San Francisco’s parklet revolution has broadened the possibilities for how curb space can be used. Now, city planners in SF and the East Bay are taking the idea in a new direction: using temporary sidewalk extensions to make transit stops more efficient and attractive.
Three different names for the concept have emerged from planners at three institutions where it was conceived independently — “temporary transit bulbs,” “multi-purpose parklets,” and “stoplets.” Those terms come from, respectively, SF transportation agencies, Alameda-Contra Costa Transit, and Ben Kaufman, a graduate student at the UCLA Department of Urban Planning.

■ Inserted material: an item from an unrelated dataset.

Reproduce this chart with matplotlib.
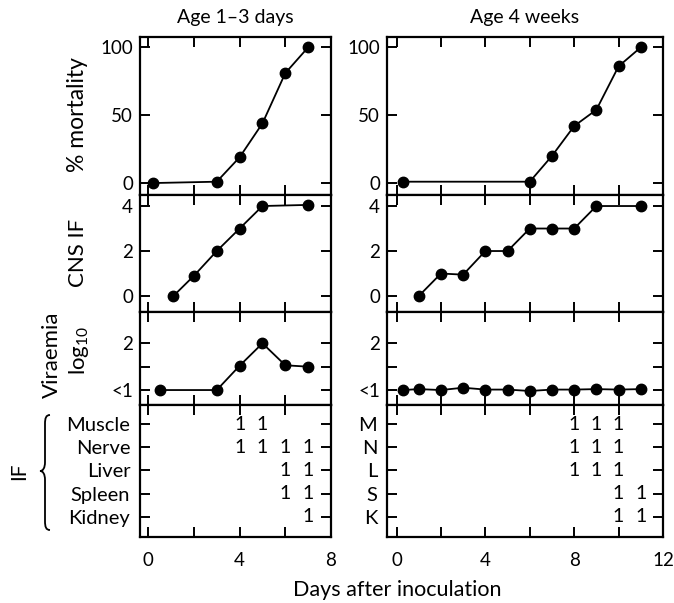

Whatever you call it, the method could allow transit agencies to much more rapidly implement transit bulb-outs — sidewalk extensions at transit stops — and reap the benefits at about one-twentieth the cost of pouring concrete, on average, according to Kaufman.
For his UCLA graduate project, Kaufman is wrapping up a stoplet design guide for AC Transit, which received a Safe Routes to Transit grant to study the idea.
Kaufman sees stoplets as a way to re-invent the bus stop. “Why can’t we create a space that people actually want to sit at, that would make people excited to wait for a bus?” he said. “Instead of being a waiting experience, it can be a relaxing experience.” Like parklets, stoplets would be “adopted” by merchants who want to improve bus stops in front of their storefronts.